Nanomagnetite was synthesized by heating natural siderite in nitrogen conditions and was characterized using XRD, XPS, TEM, FT-IR and acid-base titration. Characteristic results illustrated that the reactive site density (17.91 sites/nm²) of nanomagnetite was significantly higher than that of natural siderite (3.63 sites/nm²), whereas average pore size (14.9 nm) of nanomagnetite decreased compared to natural siderite (52.5 nm). Effects of different ambient conditions (i.e., pH, contact time, temperatures and ionic strength) on removal behaviors of Eu(III)/U(VI) on nanomagnetite were conducted by batch experiments. Removal isotherms and kinetics of Eu(III)/U(VI) on nanomagnetite fitted well by models of Langmuir and pseudo-second kinetic, respectively.

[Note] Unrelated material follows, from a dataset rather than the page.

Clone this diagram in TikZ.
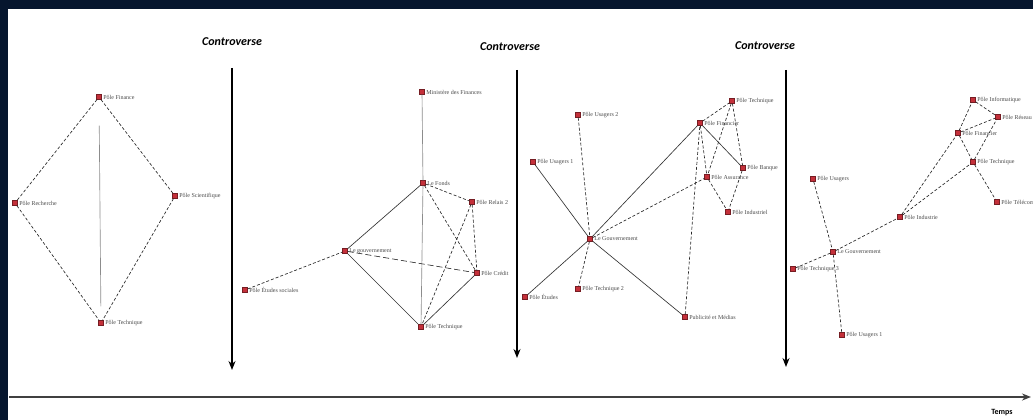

Additionally, the max sorption capacity of nanomagnetite with Eu(III) (11.95 mg/g) at pH = 2.5 and T = 328 K was significantly higher than sorption capacity of U(VI) (4.93 mg/g). The XPS analysis demonstrated that the surface oxygen groups of nanomagnetite played an important role in the sorption process of Eu(III)/U(VI) via inner surface complexation. The sorption of Eu(III)/U(VI) on nanomagnetite fitted satisfactorily using surface complexation modeling with two and three inner-sphere surface complexation sites, respectively. These findings are crucial for the evaluation of radioactive nuclides at ultralow pH conditions.